--- start RECORD SET ---

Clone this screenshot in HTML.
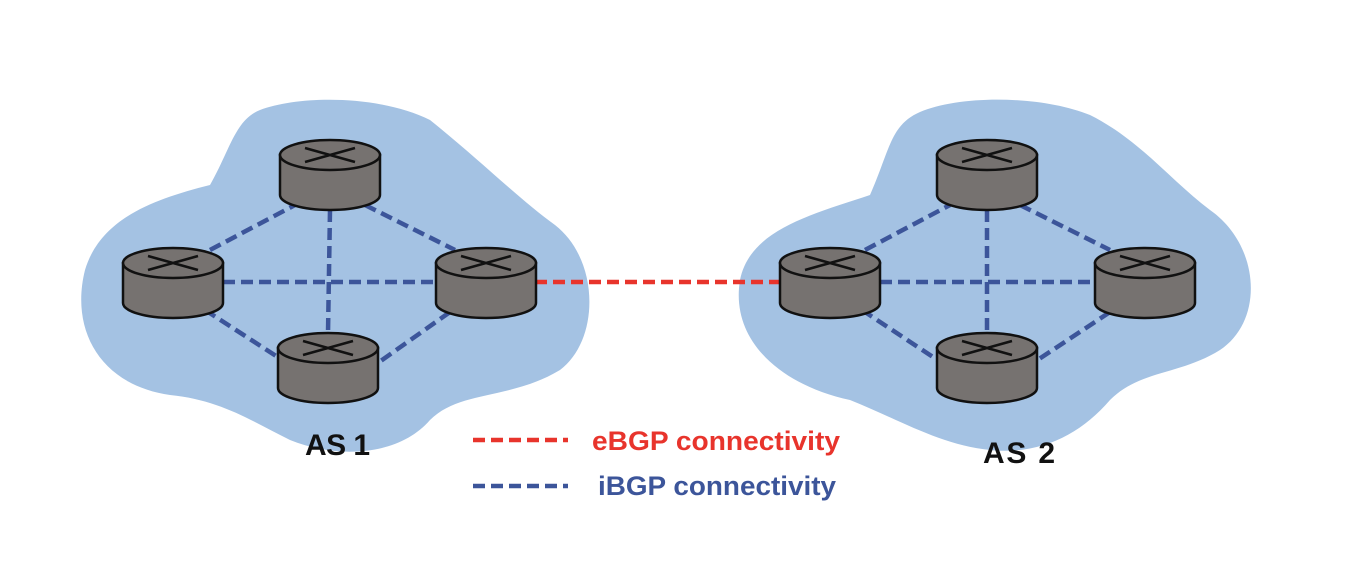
<!DOCTYPE html>
<html><head><style>body{margin:0;background:#fff}svg{display:block}</style></head><body>
<svg width="1356" height="564" viewBox="0 0 1356 564" xmlns="http://www.w3.org/2000/svg">
<defs>
<g id="r">
<path d="M-50,0 L-50,40 A50,15 0 0 0 50,40 L50,0 Z" fill="#767270" stroke="#111" stroke-width="2.5"/>
<ellipse cx="0" cy="0" rx="50" ry="15" fill="#767270" stroke="#111" stroke-width="2.5"/>
<path d="M-25,-7 L25,7 M-25,7 L25,-7" stroke="#111" stroke-width="2.5"/>
</g>
</defs>
<path d="M260,110 C300,95 380,95 430,120 C480,160 520,200 555,225 C600,260 600,340 560,370 C510,400 460,390 430,420 C400,455 340,460 290,440 C250,420 220,400 170,395 C100,385 70,330 85,270 C100,220 150,200 210,185 C230,150 235,120 260,110 Z" fill="#a4c2e3"/>
<path d="M920,112 C960,95 1040,95 1090,115 C1140,140 1170,180 1210,210 C1260,245 1265,320 1220,350 C1180,375 1140,370 1110,400 C1080,435 1040,455 990,450 C940,445 900,420 850,400 C780,385 730,340 740,280 C750,230 810,215 870,195 C890,150 890,125 920,112 Z" fill="#a4c2e3"/>
<g stroke="#3c559a" stroke-width="4.5" stroke-dasharray="12,6" fill="none">
<line x1="210" y1="250" x2="295" y2="205"/><line x1="365" y1="205" x2="455" y2="250"/>
<line x1="330" y1="210" x2="328" y2="333"/><line x1="223" y1="282" x2="436" y2="282"/>
<line x1="205" y1="310" x2="290" y2="365"/><line x1="450" y1="312" x2="375" y2="365"/>
<line x1="865" y1="250" x2="950" y2="205"/><line x1="1020" y1="205" x2="1110" y2="250"/>
<line x1="987" y1="210" x2="987" y2="333"/><line x1="880" y1="282" x2="1095" y2="282"/>
<line x1="862" y1="310" x2="945" y2="365"/><line x1="1110" y1="312" x2="1030" y2="365"/>
</g>
<line x1="535" y1="282" x2="780" y2="282" stroke="#e8342c" stroke-width="4.5" stroke-dasharray="12,6"/>
<use href="#r" x="330" y="155"/><use href="#r" x="173" y="263"/><use href="#r" x="486" y="263"/><use href="#r" x="328" y="348"/>
<use href="#r" x="987" y="155"/><use href="#r" x="830" y="263"/><use href="#r" x="1145" y="263"/><use href="#r" x="987" y="348"/>
<g font-family="Liberation Sans, sans-serif" font-weight="bold">
<text x="305" y="455" font-size="30" fill="#111" textLength="65">AS 1</text>
<text x="983" y="463" font-size="30" fill="#111" textLength="72">AS 2</text>
<line x1="473" y1="440" x2="568" y2="440" stroke="#e8342c" stroke-width="4.5" stroke-dasharray="12,6"/>
<line x1="473" y1="486" x2="568" y2="486" stroke="#3c559a" stroke-width="4.5" stroke-dasharray="12,6"/>
<text x="592" y="450" font-size="27" fill="#e8342c" textLength="248" lengthAdjust="spacingAndGlyphs">eBGP connectivity</text>
<text x="598" y="495" font-size="27" fill="#3c559a" textLength="238" lengthAdjust="spacingAndGlyphs">iBGP connectivity</text>
</g>
</svg>
</body></html>
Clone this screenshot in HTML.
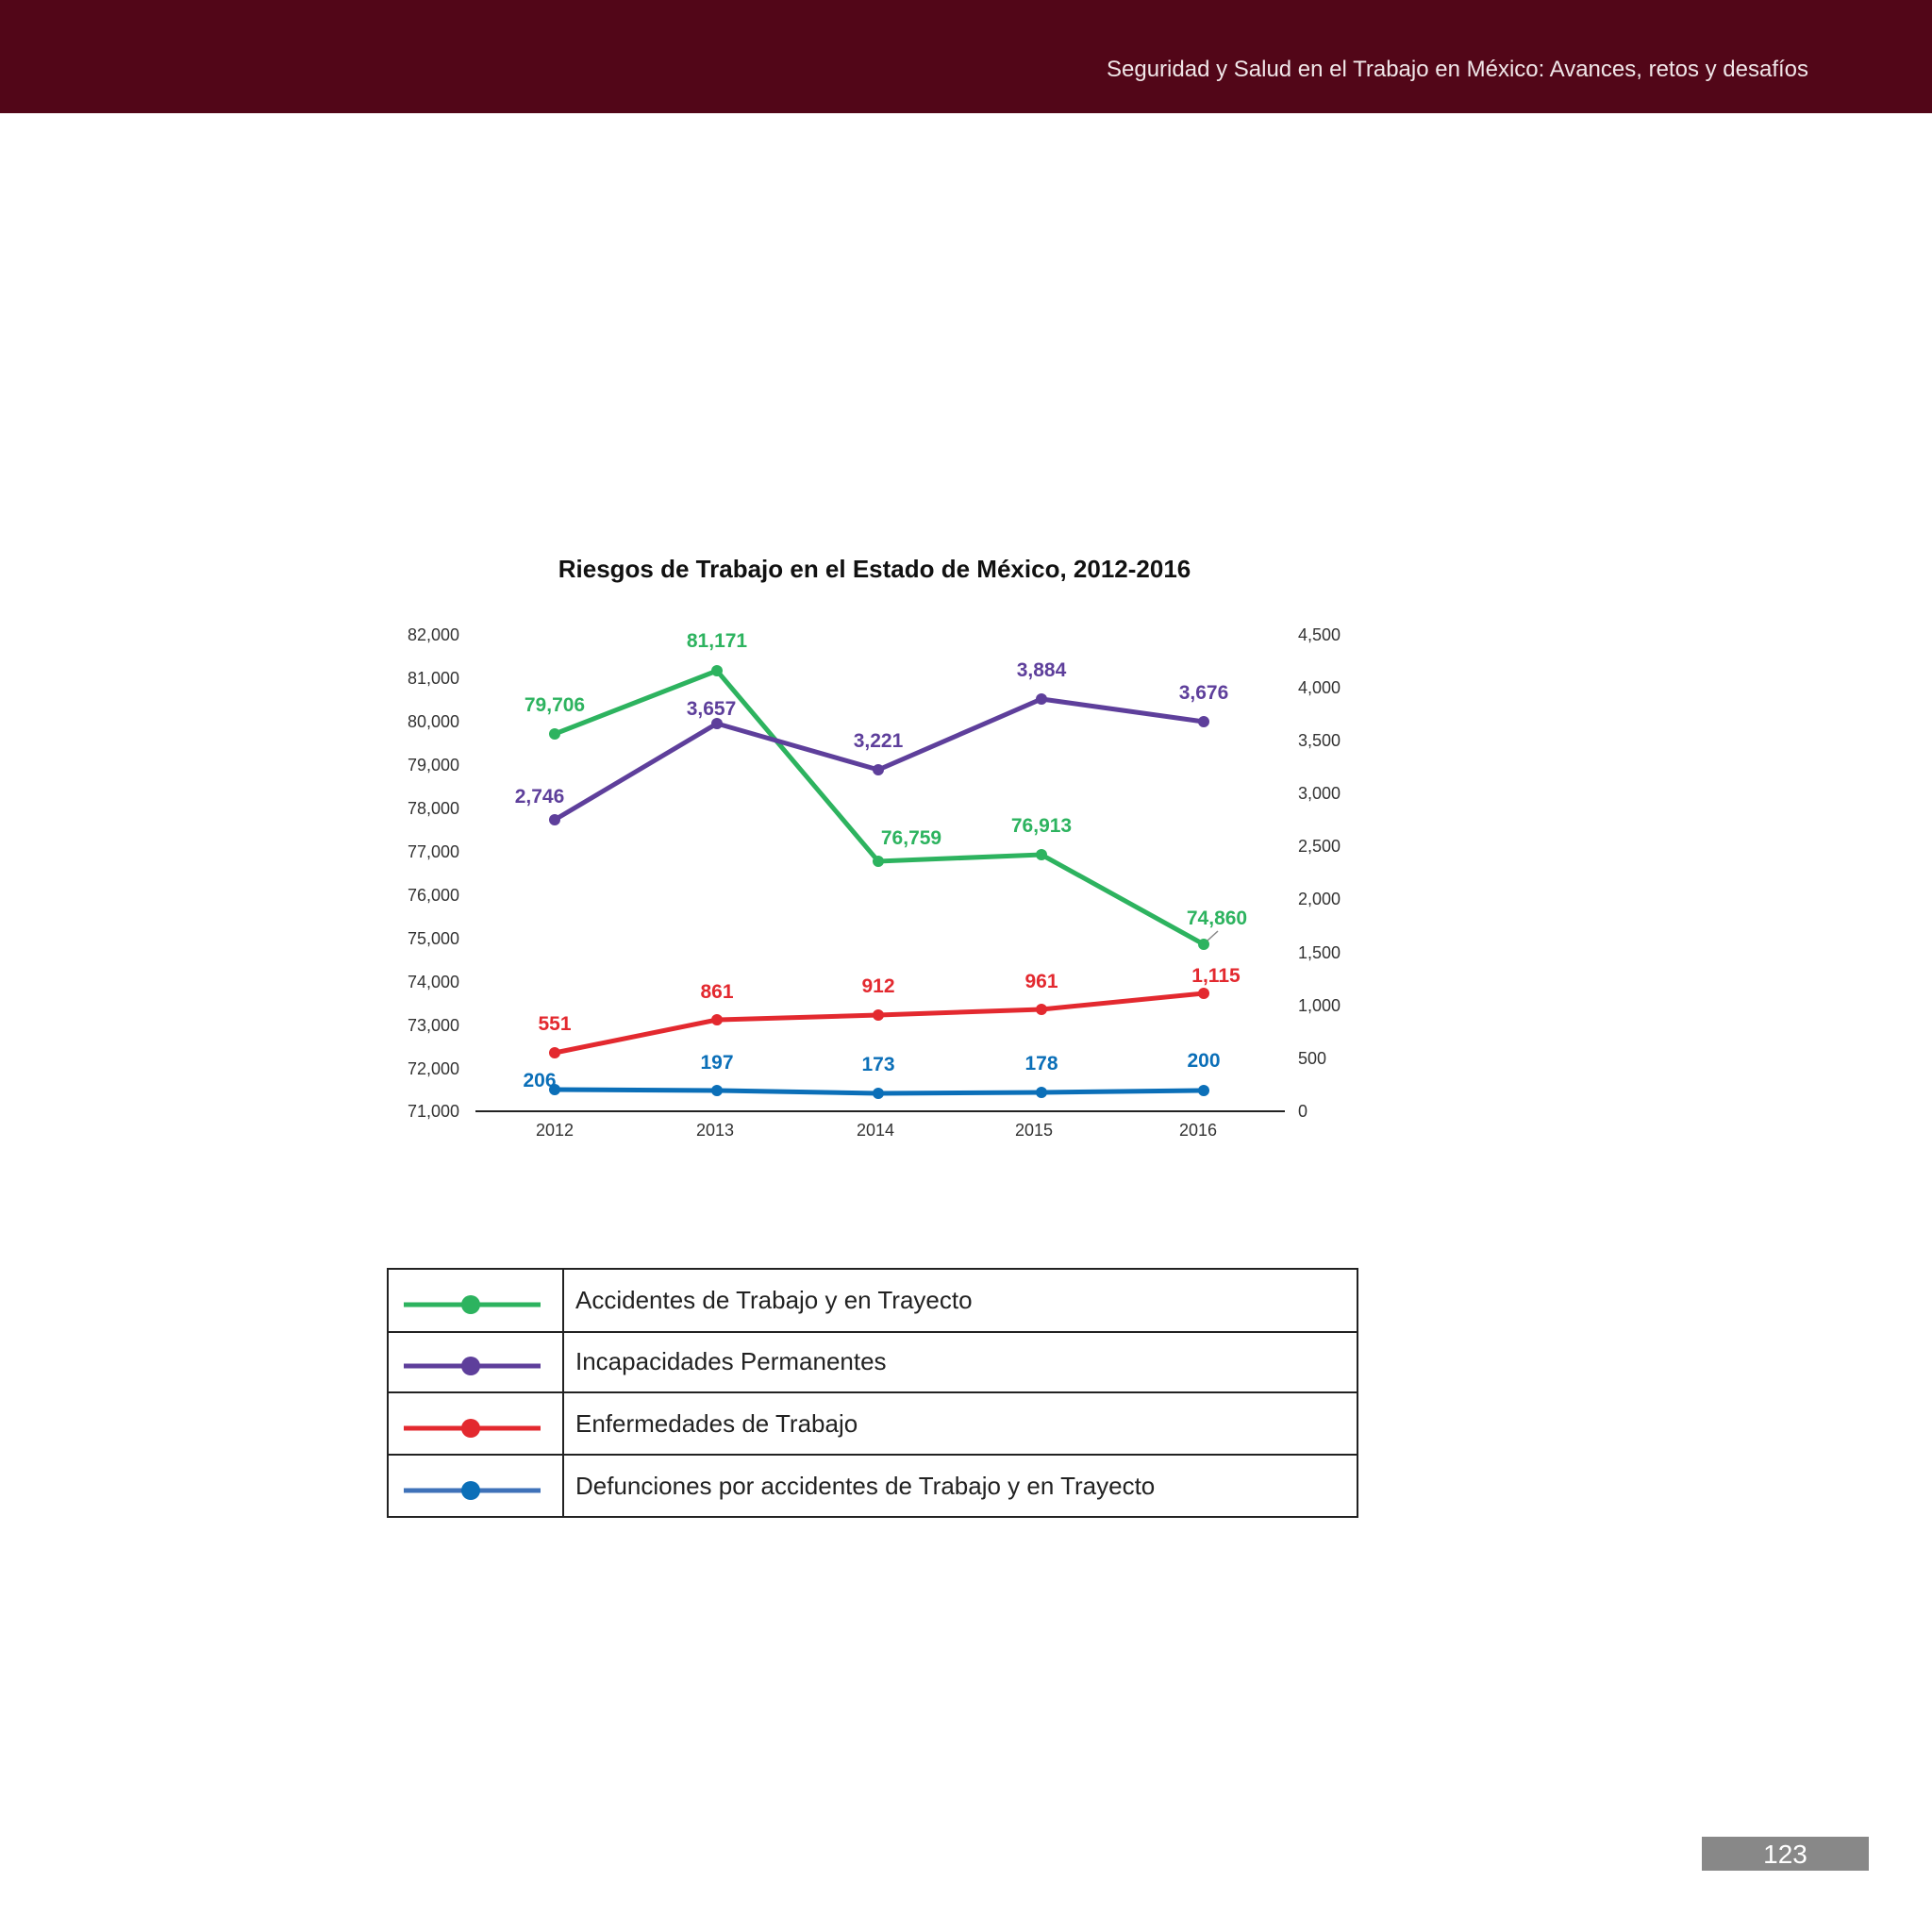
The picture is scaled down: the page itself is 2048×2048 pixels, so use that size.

--- end RECORD SET ---

_EXERCISE DIRECTIONS:_ Look through the listing and extract every line with "size" in it.

_EXPECTED ANSWER:_
<text x="305" y="455" font-size="30" fill="#111" textLength="65">AS 1</text>
<text x="983" y="463" font-size="30" fill="#111" textLength="72">AS 2</text>
<text x="592" y="450" font-size="27" fill="#e8342c" textLength="248" lengthAdjust="spacingAndGlyphs">eBGP connectivity</text>
<text x="598" y="495" font-size="27" fill="#3c559a" textLength="238" lengthAdjust="spacingAndGlyphs">iBGP connectivity</text>
The picture is scaled down: the page itself is 2048×2048 pixels, so use that size.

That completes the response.